# Ordering on Partition Determines Preordering

## Theorem

Let $S$ be a set.

Let $\PP$ be a partition of $S$.

Let $\phi: S \to \PP$ be the quotient mapping.

Let $\preceq$ be a ordering of $\PP$.

Define a relation $\precsim$ on $S$ by letting $p \precsim q$ if and only if:

$\map \phi p \preceq \map \phi q$

Then:

$\precsim$ is a preordering on $S$.
$\precsim$ is the only preordering on $S$ that induces the $\preceq$ ordering on $\PP$.

## Proof

To show that $\precsim$ is a preordering we must show that it is reflexive and transitive.

### Reflexive

Let $p \in S$.

Then $\map \phi p = \map \phi p$.

Since $\preceq$ is an ordering it is reflexive.

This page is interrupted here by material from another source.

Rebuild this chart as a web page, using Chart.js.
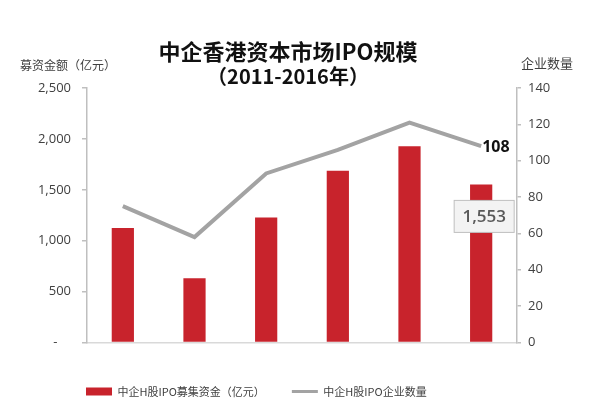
<!DOCTYPE html>
<html>
    <head>
        <meta charset="UTF-8">
        <title>中企香港资本市场IPO规模</title>
        <script src="https://cdn.jsdelivr.net/npm/chart.js"></script>
        <style>
            html, body { margin: 0; padding: 0; background: #fff; }
            #wrap { width: 599px; height: 418px; }
        </style>
    </head>
    <body>
        <div id="wrap"><canvas id="ipoChart"></canvas></div>
        <script>
        // 数据
        const years = ['2011', '2012', '2013', '2014', '2015', '2016'];
        const funds = [1125, 630, 1227, 1686, 1929, 1553];   // 中企H股IPO募集资金（亿元）
        const companies = [75, 58, 93, 106, 121, 108];       // 中企H股IPO企业数量
        const leftTicks = [0, 500, 1000, 1500, 2000, 2500];
        const rightTicks = [0, 20, 40, 60, 80, 100, 120, 140];

        const titleLines = ['中企香港资本市场IPO规模', '（2011-2016年）'];
        const leftTitle = '募资金额（亿元）';
        const rightTitle = '企业数量';

        const RED = '#C8232C';
        const GREY = '#A3A3A3';
        const AXIS = '#BFBFBF';
        const TEXT = '#404040';
        const NUM_FONT = '"Open Sans", "DejaVu Sans", sans-serif';
        const CJK_FONT = '"Noto Sans CJK SC", "Noto Sans", sans-serif';

        // 图例不和坐标轴一起居中，往右挪到原图的位置
        const legendShift = {
            id: 'legendShift',
            afterLayout(chart) {
                chart.legend.left = 59;
            }
        };

        // 标题、轴标题和数据标签
        const extraText = {
            id: 'extraText',
            afterDraw(chart) {
                const c = chart.ctx;
                c.save();
                c.textBaseline = 'middle';
                c.fillStyle = '#111';
                c.textAlign = 'center';
                c.font = 'bold 22px ' + CJK_FONT;
                c.fillText(titleLines[0], 288, 52);
                c.font = 'bold 20px ' + CJK_FONT;
                c.fillText(titleLines[1], 288, 76);

                c.fillStyle = TEXT;
                c.font = '12px ' + CJK_FONT;
                c.textAlign = 'left';
                c.fillText(leftTitle, 20, 65);
                c.font = '13px ' + CJK_FONT;
                c.fillText(rightTitle, 521, 63);

                // 最后一年的数值
                const last = years.length - 1;
                const bar = chart.getDatasetMeta(0).data[last];
                const pt = chart.getDatasetMeta(1).data[last];

                c.font = 'bold 16px ' + NUM_FONT;
                c.fillStyle = '#111';
                c.textAlign = 'left';
                c.fillText(String(companies[last]), pt.x + 1, pt.y + 1);

                const bx = bar.x + 3, by = bar.y + 32;
                c.fillStyle = '#F3F3F3';
                c.strokeStyle = AXIS;
                c.lineWidth = 1;
                c.fillRect(bx - 30, by - 16, 60, 32);
                c.strokeRect(bx - 30, by - 16, 60, 32);
                c.fillStyle = '#595959';
                c.textAlign = 'center';
                c.font = '600 17px ' + NUM_FONT;
                c.fillText(funds[last].toLocaleString('en-US'), bx, by + 1);
                c.restore();
            }
        };

        new Chart(document.getElementById('ipoChart'), {
            data: {
                labels: years,
                datasets: [
                    {
                        type: 'bar',
                        label: '中企H股IPO募集资金（亿元）',
                        data: funds,
                        backgroundColor: RED,
                        yAxisID: 'yL',
                        categoryPercentage: 0.62,
                        barPercentage: 0.5,
                        order: 2
                    },
                    {
                        type: 'line',
                        label: '中企H股IPO企业数量',
                        data: companies,
                        borderColor: GREY,
                        backgroundColor: GREY,
                        borderWidth: 4,
                        pointRadius: 0,
                        tension: 0,
                        yAxisID: 'yR',
                        order: 1
                    }
                ]
            },
            options: {
                responsive: true,
                maintainAspectRatio: false,
                animation: false,
                layout: { padding: { left: 0, right: 0, top: 88, bottom: 11 } },
                plugins: {
                    title: { display: false },
                    tooltip: { enabled: false },
                    legend: {
                        position: 'bottom',
                        align: 'start',
                        labels: {
                            usePointStyle: true,
                            pointStyleWidth: 26,
                            boxWidth: 26,
                            boxHeight: 8,
                            padding: 27,
                            color: TEXT,
                            font: { family: CJK_FONT, size: 11 },
                            generateLabels(chart) {
                                const items = Chart.defaults.plugins.legend.labels.generateLabels(chart);
                                items.sort((a, b) => a.datasetIndex - b.datasetIndex);
                                items[0].pointStyle = 'rect';
                                items[0].lineWidth = 0;
                                items[0].fillStyle = RED;
                                items[1].pointStyle = 'line';
                                items[1].lineWidth = 3;
                                items[1].strokeStyle = GREY;
                                return items;
                            }
                        }
                    }
                },
                scales: {
                    x: {
                        afterFit(s) { s.height = 16.5; },
                        grid: { display: false },
                        border: { color: '#D9D9D9', width: 1.5 },
                        ticks: { color: TEXT, padding: 9, font: { family: NUM_FONT, size: 12 } }
                    },
                    yL: {
                        position: 'left',
                        min: 0,
                        max: 2500,
                        afterFit(s) { s.width = 87; },
                        afterBuildTicks(s) { s.ticks = leftTicks.map(v => ({ value: v })); },
                        grid: { drawOnChartArea: false, tickLength: 5, color: AXIS, lineWidth: 1.5 },
                        border: { color: AXIS, width: 1.5 },
                        ticks: {
                            color: TEXT,
                            padding: 11,
                            font: { family: NUM_FONT, size: 13 },
                            callback: v => v === 0 ? '-    ' : v.toLocaleString('en-US')
                        }
                    },
                    yR: {
                        position: 'right',
                        min: 0,
                        max: 140,
                        afterFit(s) { s.width = 82; },
                        afterBuildTicks(s) { s.ticks = rightTicks.map(v => ({ value: v })); },
                        grid: { drawOnChartArea: false, tickLength: 4, color: AXIS, lineWidth: 1.5 },
                        border: { color: AXIS, width: 1.5 },
                        ticks: { color: TEXT, padding: 7, font: { family: NUM_FONT, size: 13 } }
                    }
                }
            },
            plugins: [legendShift, extraText]
        });
        </script>
    </body>
</html>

Thus $\map \phi p \preceq \map \phi p$.

By the definition of $\precsim$, $p \precsim p$.

As this holds for all $p \in S$, $\precsim$ is reflexive.

$\Box$

### Transitive

Let $p, q, r \in S$.

Suppose that $p \precsim q$ and $q \precsim r$.

By the definition of $\precsim$:

$\map \phi p \preceq \map \phi q$
$\map \phi q \preceq \map \phi r$

Since $\preceq$ is an ordering, it is transitive, so:

$\map \phi p \preceq \map \phi r$

Thus by the definition of $\precsim$, $p \precsim r$.

As this holds for all such $p$, $q$, and $r$, $\precsim$ is transitive.

$\Box$

### $\precsim$ induces the $\preceq$ ordering on $\PP$

Let $P, Q \in P$.

First suppose that $P \preceq Q$.

Let $p \in P$ and let $q \in Q$.

By the definition of quotient mapping:

$\map \phi p = P$ and $\map \phi q = Q$.

Thus $\map \phi p \preceq \map \phi q$.

So by the definition of $\precsim$:

$p \precsim q$

Suppose instead that for some $p \in P$ and $q \in Q$, $p \precsim q$.

Then by the definition of $\precsim$:

$\map \phi p \preceq \map \phi q$

By the definition of quotient mapping:

$\map \phi p = P$ and $\map \phi q = Q$.

Thus $P \preceq Q$.

$\Box$

### $\struct {\PP, \preceq}$ is the Antisymmetric Quotient of $\struct {S, \precsim}$

Let $\sim$ be the equivalence relation on $S$ induced by $\precsim$.

First we show that $\PP = S / {\sim}$.

As both $\PP$ and $S/ {\sim}$ are partitions of $S$, we need only show that for $p, q \in S$:

$\map \phi p = \map \phi q \iff p \sim q$

First suppose that $p \sim q$.

By the definition of $\sim$:

$p \precsim q$ and $q \precsim p$.

Then by the definition of $\precsim$:

$\map \phi p \preceq \map \phi q$
$\map \phi q \preceq \map \phi p$

Since $\preceq$ is an ordering, and hence antisymmetric:

$\map \phi p = \map \phi q$

Suppose instead that $\map \phi p = \map \phi q$.

Since $\preceq$ is reflexive:

$\map \phi p \preceq \map \phi q$
$\map \phi q \preceq \map \phi p$

By the definition of $\precsim$:

$p \precsim q$ and $q \precsim p$.

By the definition of $\sim$:

$p \sim q$

Now we must show that for $P, Q \in \PP$:

$P \preceq Q \iff \exists p \in P: \exists q \in Q: p \precsim q$

Suppose that $P \preceq Q$.

Let $p \in P$ and $q \in Q$.

Then $\map \phi p = P$ and $\map \phi q = Q$, so $p \precsim q$ by the definition of $\precsim$.

Suppose instead that $\exists p \in P: \exists q \in Q: p \precsim q$.

Then by the definition of $\precsim$, $P \preceq Q$.

$\Box$

### $\precsim$ is Unique

Let $\precsim'$ be a preordering such that the antisymmetric quotient of $\struct {S, \precsim'}$ is $\struct {P, \preceq}$.

Let $p, q \in S$.

First suppose that $p \precsim' q$.

Then $\map \phi p \preceq \map \phi q$ by the definition of antisymmetric quotient.

Thus $p \precsim q$ by the definition of $\precsim$.

Suppose instead that $p \precsim q$.

Then $\map \phi p \preceq \map \phi q$ by the definition of $\precsim$.

Thus $p \precsim' q$ by the definition of antisymmetric quotient.

$\blacksquare$